Sözlerimi biraz daha açacak olursam, Körfez'in mali desteğine artan bağımlılığı gölgesinde yeni Mısır'ın hareket edebileceği siyasi eksenin sınırlarını sorguluyorum. Mısır'daki gerginlik uzun süre devam ederse, bu destek kaynaklarının akışı da garanti altında olmaz.
Verilerden ziyade kaygılardan bahsettiğimi tekrarlıyorum. Mısır'ın bu şartlar altında barışçıl gösterilere veya ifade özgürlüğüne, siyasi hayatın canlılığına izin verip vermeyeceğini, insanların katılım ve sorgulama hakkına kapıları açıp açmayacağını sorguluyorum.
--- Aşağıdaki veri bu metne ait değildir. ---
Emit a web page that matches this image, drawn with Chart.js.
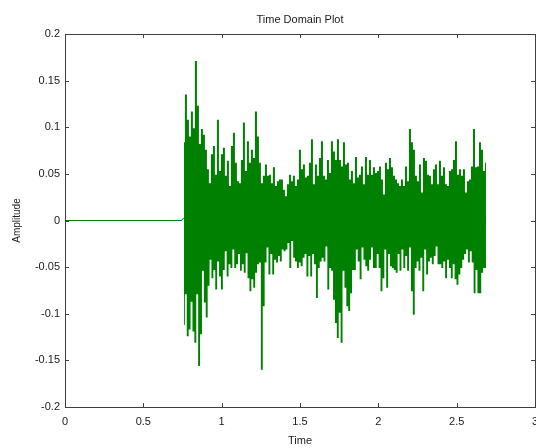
<!DOCTYPE html>
<html>
<head>
<meta charset="utf-8">
<title>Time Domain Plot</title>
<script src="https://cdn.jsdelivr.net/npm/chart.js@4.4.0/dist/chart.umd.min.js"></script>
<style>
  html, body { margin: 0; padding: 0; background: #fff; }
  #wrap { width: 536px; height: 448px; }
</style>
</head>
<body>
<div id="wrap"><canvas id="signalChart" width="536" height="448"></canvas></div>
<script>
// Recording window: silence, then the signal from signalStart to signalEnd (seconds)
const signalStart = 0.759;
const signalEnd = 2.687;

// Silent lead-in before the onset, with the small step just before it
const leadInTimes = [0, 0.745, 0.752, 0.759];
const leadInValues = [0, 0, 0.002, 0.002];

// Positive peak per short window across the signal
const upperPeaks = [
  0.084, 0.135, 0.108, 0.090, 0.117, 0.099, 0.171, 0.123, 0.082, 0.098,
  0.092, 0.076, 0.055, 0.040, 0.071, 0.080, 0.049, 0.108, 0.053, 0.071,
  0.078, 0.048, 0.064, 0.037, 0.080, 0.094, 0.062, 0.042, 0.040, 0.065,
  0.105, 0.053, 0.085, 0.062, 0.076, 0.067, 0.117, 0.090, 0.062, 0.040,
  0.048, 0.060, 0.048, 0.049, 0.040, 0.057, 0.037, 0.042, 0.044, 0.044,
  0.033, 0.026, 0.039, 0.049, 0.042, 0.048, 0.037, 0.044, 0.076, 0.055,
  0.060, 0.046, 0.048, 0.062, 0.087, 0.039, 0.060, 0.048, 0.067, 0.085,
  0.048, 0.044, 0.065, 0.051,
  0.085, 0.074, 0.065, 0.087, 0.065, 0.058, 0.084, 0.060, 0.062, 0.044,
  0.053, 0.040, 0.068, 0.046, 0.049, 0.058, 0.039, 0.068, 0.049, 0.065,
  0.049, 0.057, 0.051, 0.053, 0.058, 0.044, 0.028, 0.062, 0.055, 0.067,
  0.057, 0.048, 0.044, 0.040, 0.037, 0.044, 0.037, 0.058, 0.042, 0.098,
  0.084, 0.076, 0.048, 0.042, 0.060, 0.030, 0.067, 0.064, 0.049, 0.048,
  0.039, 0.055, 0.060, 0.039, 0.064, 0.048, 0.057, 0.039, 0.037, 0.053,
  0.055, 0.065, 0.085, 0.049, 0.055, 0.048, 0.055, 0.030, 0.042, 0.044,
  0.058, 0.098, 0.057, 0.058, 0.084, 0.076, 0.053, 0.062
];

// Negative peak per short window across the signal
const lowerPeaks = [
  -0.112, -0.079, -0.124, -0.117, -0.087, -0.119, -0.131, -0.079, -0.156, -0.122,
  -0.054, -0.088, -0.104, -0.070, -0.042, -0.062, -0.053, -0.074, -0.044, -0.060,
  -0.074, -0.053, -0.033, -0.060, -0.047, -0.051, -0.031, -0.051, -0.047, -0.036,
  -0.054, -0.047, -0.056, -0.035, -0.062, -0.076, -0.063, -0.072, -0.056, -0.047,
  -0.045, -0.160, -0.092, -0.045, -0.029, -0.058, -0.036, -0.058, -0.042, -0.045,
  -0.038, -0.044, -0.031, -0.033, -0.031, -0.024, -0.051, -0.022, -0.040, -0.044,
  -0.051, -0.045, -0.049, -0.040, -0.036, -0.060, -0.038, -0.060, -0.036, -0.047,
  -0.083, -0.051, -0.044, -0.040, -0.044, -0.028, -0.074, -0.051, -0.054, -0.085,
  -0.110, -0.126, -0.099, -0.131, -0.054, -0.072, -0.092, -0.097, -0.078, -0.053,
  -0.053, -0.031, -0.044, -0.063, -0.029, -0.042, -0.049, -0.054, -0.042, -0.029,
  -0.051, -0.051, -0.036, -0.051, -0.076, -0.062, -0.031, -0.072, -0.036, -0.049,
  -0.051, -0.053, -0.056, -0.036, -0.054, -0.031, -0.051, -0.038, -0.054, -0.029,
  -0.076, -0.101, -0.051, -0.044, -0.054, -0.040, -0.076, -0.031, -0.058, -0.044,
  -0.040, -0.047, -0.038, -0.028, -0.047, -0.047, -0.051, -0.044, -0.062, -0.042,
  -0.051, -0.062, -0.047, -0.063, -0.069, -0.058, -0.051, -0.042, -0.036, -0.031,
  -0.045, -0.033, -0.045, -0.078, -0.053, -0.078, -0.078, -0.056, -0.051, -0.051
];

// Axis ranges and tick steps
const timeRange = [0, 3];
const timeStep = 0.5;
const amplitudeRange = [-0.2, 0.2];
const amplitudeStep = 0.05;

const traceColor = '#008000';
const axisColor = '#404040';
const textColor = '#1a1a1a';
const fontFamily = '"Liberation Sans", Arial, sans-serif';

// spread each peak list evenly over the signal window
function toPoints(values) {
  const span = (signalEnd - signalStart) / (values.length - 1);
  return values.map((v, i) => ({ x: signalStart + i * span, y: v }));
}

function fmtTick(v) {
  return String(Math.round(v * 100) / 100);
}

// peaks are drawn as a stepped outline filled back toward zero, so the
// dense oscillation reads as a solid band with spikes at its edges;
// the fill base goes a hair past zero so the two halves overlap
function envelope(values, base) {
  return {
    data: toPoints(values),
    borderColor: traceColor,
    backgroundColor: traceColor,
    borderWidth: 0,
    pointRadius: 0,
    stepped: 'middle',
    fill: { value: base }
  };
}

// box around the plot, inward tick marks on all four sides, and the title
const frameTicks = {
  id: 'frameTicks',
  afterDatasetsDraw(chart) {
    const { ctx, chartArea: a, scales } = chart;
    const len = 4;
    ctx.save();
    ctx.strokeStyle = axisColor;
    ctx.lineWidth = 1;
    ctx.beginPath();
    scales.x.ticks.forEach(t => {
      const px = Math.round(scales.x.getPixelForValue(t.value)) + 0.5;
      ctx.moveTo(px, a.bottom); ctx.lineTo(px, a.bottom - len);
      ctx.moveTo(px, a.top); ctx.lineTo(px, a.top + len);
    });
    scales.y.ticks.forEach(t => {
      const py = Math.round(scales.y.getPixelForValue(t.value)) + 0.5;
      ctx.moveTo(a.left, py); ctx.lineTo(a.left + len, py);
      ctx.moveTo(a.right, py); ctx.lineTo(a.right - len, py);
    });
    ctx.stroke();
    ctx.strokeRect(Math.round(a.left) + 0.5, Math.round(a.top) + 0.5,
      Math.round(a.right - a.left), Math.round(a.bottom - a.top));

    ctx.fillStyle = textColor;
    ctx.font = '11px ' + fontFamily;
    ctx.textAlign = 'center';
    ctx.textBaseline = 'middle';
    ctx.fillText('Time Domain Plot', (a.left + a.right) / 2, 20);
    ctx.restore();
  }
};

const ctx = document.getElementById('signalChart').getContext('2d');
new Chart(ctx, {
  type: 'line',
  data: {
    datasets: [
      {
        data: leadInTimes.map((t, i) => ({ x: t, y: leadInValues[i] })),
        borderColor: traceColor,
        borderWidth: 1,
        pointRadius: 0,
        tension: 0
      },
      envelope(upperPeaks, -0.004),
      envelope(lowerPeaks, 0.004)
    ]
  },
  options: {
    responsive: false,
    animation: false,
    layout: { padding: { top: 34, right: 1, left: 0, bottom: 0 } },
    plugins: {
      legend: { display: false },
      tooltip: { enabled: false }
    },
    scales: {
      x: {
        type: 'linear',
        min: timeRange[0],
        max: timeRange[1],
        grid: { display: false, drawTicks: false },
        border: { display: false },
        ticks: {
          stepSize: timeStep,
          autoSkip: false,
          maxRotation: 0,
          padding: 8,
          color: textColor,
          font: { family: fontFamily, size: 11 },
          callback: fmtTick
        },
        title: {
          display: true,
          text: 'Time',
          color: textColor,
          font: { family: fontFamily, size: 11 },
          padding: { top: 0, bottom: 0 }
        },
        afterFit(scale) {
          scale.height = 41;
          scale.paddingLeft = 0;
          scale.paddingRight = 0;
        }
      },
      y: {
        type: 'linear',
        min: amplitudeRange[0],
        max: amplitudeRange[1],
        grid: { display: false, drawTicks: false },
        border: { display: false },
        ticks: {
          stepSize: amplitudeStep,
          autoSkip: false,
          padding: 5,
          color: textColor,
          font: { family: fontFamily, size: 11 },
          callback: fmtTick
        },
        title: {
          display: true,
          text: 'Amplitude',
          color: textColor,
          font: { family: fontFamily, size: 10 },
          padding: { top: 11, bottom: 0 }
        },
        afterFit(scale) {
          scale.width = 65;
          scale.paddingTop = 0;
          scale.paddingBottom = 0;
        }
      }
    }
  },
  plugins: [frameTicks]
});
</script>
</body>
</html>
Ki tüm bu talep ve haklara, Mısır'ın bugünkü destekçileri olan müttefik Körfez ülkelerinde göz açtırılmıyor.
Bu soru, Körfez ülkelerine ve onların halklarının tercihlerine saygı duyan ama kendi ülkesi için farklı bir durum hayal eden; ülkesinin afiyete kavuşmasını, yardımlara bağımlı halde yoğun bakım odasında yaşamını sürdürmesi yerine kendi ayakları üzerinde ve başı dik yürümesini temenni eden bir vatandaşın endişesinin ifadesidir.